» **The request**: Print, word for word, the opening line of the data below and every line after it through the line that contains "at home Age", but not the pictures.

» **Data provided**:
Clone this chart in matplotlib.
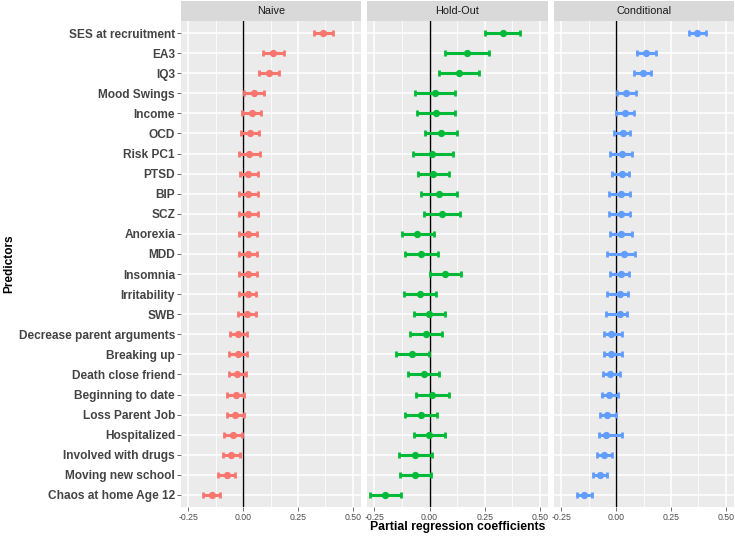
import matplotlib
matplotlib.use("Agg")
import matplotlib.pyplot as plt
import numpy as np

plt.rcParams['font.family'] = ['Liberation Sans', 'DejaVu Sans']

predictors = ["SES at recruitment", "EA3", "IQ3", "Mood Swings", "Income", "OCD",
              "Risk PC1", "PTSD", "BIP", "SCZ", "Anorexia", "MDD", "Insomnia",
              "Irritability", "SWB", "Decrease parent arguments", "Breaking up",
              "Death close friend", "Beginning to date", "Loss Parent Job",
              "Hospitalized", "Involved with drugs", "Moving new school",
              "Chaos at home Age 12"]

models = ["Naive", "Hold-Out", "Conditional"]
colors = ["#F8766D", "#00BA38", "#619CFF"]

naive_est = [0.365, 0.136, 0.118, 0.047, 0.039, 0.029, 0.027, 0.023, 0.023, 0.023, 0.021, 0.021,
             0.021, 0.020, 0.017, -0.024, -0.026, -0.027, -0.035, -0.036, -0.048, -0.055, -0.074, -0.144]
naive_lo = [0.324, 0.088, 0.074, 0.005, -0.005, -0.009, -0.018, -0.015, -0.018, -0.020, -0.018, -0.020,
            -0.018, -0.020, -0.023, -0.062, -0.065, -0.067, -0.074, -0.074, -0.086, -0.092, -0.114, -0.182]
naive_hi = [0.408, 0.186, 0.164, 0.094, 0.083, 0.070, 0.076, 0.065, 0.067, 0.068, 0.064, 0.064,
            0.061, 0.059, 0.056, 0.017, 0.017, 0.014, 0.005, 0.003, -0.008, -0.014, -0.036, -0.105]

holdout_est = [0.331, 0.169, 0.133, 0.023, 0.027, 0.050, 0.012, 0.017, 0.043, 0.055, -0.055, -0.037,
               0.072, -0.044, -0.002, -0.015, -0.078, -0.027, 0.012, -0.038, -0.002, -0.066, -0.067, -0.201]
holdout_lo = [0.253, 0.070, 0.043, -0.067, -0.058, -0.021, -0.076, -0.053, -0.037, -0.026, -0.127, -0.110,
              0.003, -0.116, -0.073, -0.088, -0.152, -0.099, -0.061, -0.110, -0.073, -0.139, -0.136, -0.271]
holdout_hi = [0.410, 0.268, 0.224, 0.116, 0.113, 0.123, 0.104, 0.090, 0.122, 0.137, 0.018, 0.040,
              0.142, 0.029, 0.070, 0.056, -0.005, 0.044, 0.088, 0.034, 0.070, 0.011, 0.006, -0.131]

cond_est = [0.369, 0.137, 0.120, 0.046, 0.041, 0.030, 0.026, 0.024, 0.023, 0.023, 0.021, 0.037,
            0.020, 0.018, 0.015, -0.024, -0.026, -0.029, -0.035, -0.040, -0.049, -0.055, -0.076, -0.145]
cond_lo = [0.334, 0.095, 0.082, 0.005, -0.002, -0.012, -0.029, -0.021, -0.034, -0.034, -0.030, -0.043,
           -0.030, -0.041, -0.049, -0.058, -0.058, -0.062, -0.067, -0.075, -0.081, -0.088, -0.108, -0.178]
cond_hi = [0.409, 0.181, 0.160, 0.088, 0.082, 0.064, 0.072, 0.059, 0.062, 0.064, 0.072, 0.087,
           0.059, 0.053, 0.050, 0.026, 0.026, 0.017, 0.008, 0.000, 0.024, -0.020, -0.041, -0.110]

xticks = [-0.25, 0.00, 0.25, 0.50]
xtick_labels = ["-0.25", "0.00", "0.25", "0.50"]

data = [(naive_est, naive_lo, naive_hi), (holdout_est, holdout_lo, holdout_hi),
        (cond_est, cond_lo, cond_hi)]

W, H = 735, 536
fig = plt.figure(figsize=(W / 100, H / 100), dpi=100)

panel_x = [(181, 361), (367, 548), (554, 734)]
ptop, pbot = 21, 507
strip_top = 1

n = len(predictors)
ypos = np.arange(n)[::-1]  # top row first

for i, (m, col, (est, lo, hi)) in enumerate(zip(models, colors, data)):
    x0, x1 = panel_x[i]
    ax = fig.add_axes([x0 / W, 1 - pbot / H, (x1 - x0) / W, (pbot - ptop) / H])
    ax.set_facecolor("#EBEBEB")
    for s in ax.spines.values():
        s.set_visible(False)
    ax.set_xlim(-0.284, 0.537)
    ax.set_ylim(-0.6, n - 1 + 0.6)
    ax.set_xticks(xticks)
    ax.set_xticklabels(xtick_labels)
    ax.set_xticks([-0.125, 0.125, 0.375], minor=True)
    ax.set_yticks(ypos)
    ax.grid(True, which="major", color="white", lw=1.1)
    ax.grid(True, which="minor", axis="x", color="white", lw=0.55)
    ax.set_axisbelow(True)
    ax.tick_params(axis="both", which="major", length=2.75, width=0.5, color="#333333",
                   labelsize=6.3, labelcolor="#4D4D4D", pad=1.5)
    ax.tick_params(axis="both", which="minor", length=0)
    if i == 0:
        ax.set_yticklabels(predictors, fontsize=8.6, fontweight="bold", color="#444444")
    else:
        ax.tick_params(axis="y", length=0, labelleft=False)
    ax.axvline(0, color="black", lw=1.0, zorder=2)
    est = np.array(est); lo = np.array(lo); hi = np.array(hi)
    ax.errorbar(est, ypos, xerr=[est - lo, hi - est], fmt="o", color=col, ecolor=col,
                elinewidth=2.2, capsize=2.0, capthick=2.0, markersize=4.2, zorder=3)
    # strip
    sax = fig.add_axes([x0 / W, 1 - ptop / H, (x1 - x0) / W, (ptop - strip_top) / H])
    sax.set_facecolor("#D9D9D9")
    sax.set_xticks([]); sax.set_yticks([])
    for s in sax.spines.values():
        s.set_visible(False)
    sax.text(0.5, 0.5, m, ha="center", va="center", fontsize=7.8, color="#1A1A1A",
             transform=sax.transAxes)

fig.text((367 + 548) / 2 / W, 1 - 527 / H, "Partial regression coefficients",
         ha="center", va="center", fontsize=8.8, fontweight="bold")
fig.text(9 / W, 1 - ((ptop + pbot) / 2) / H, "Predictors", rotation=90,
         ha="center", va="center", fontsize=8.6, fontweight="bold")

fig.savefig("out.png", dpi=100)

» **Solution below**:
Clone this chart in matplotlib.
import matplotlib
matplotlib.use("Agg")
import matplotlib.pyplot as plt
import numpy as np

plt.rcParams['font.family'] = ['Liberation Sans', 'DejaVu Sans']

predictors = ["SES at recruitment", "EA3", "IQ3", "Mood Swings", "Income", "OCD",
              "Risk PC1", "PTSD", "BIP", "SCZ", "Anorexia", "MDD", "Insomnia",
              "Irritability", "SWB", "Decrease parent arguments", "Breaking up",
              "Death close friend", "Beginning to date", "Loss Parent Job",
              "Hospitalized", "Involved with drugs", "Moving new school",
              "Chaos at home Age 12"]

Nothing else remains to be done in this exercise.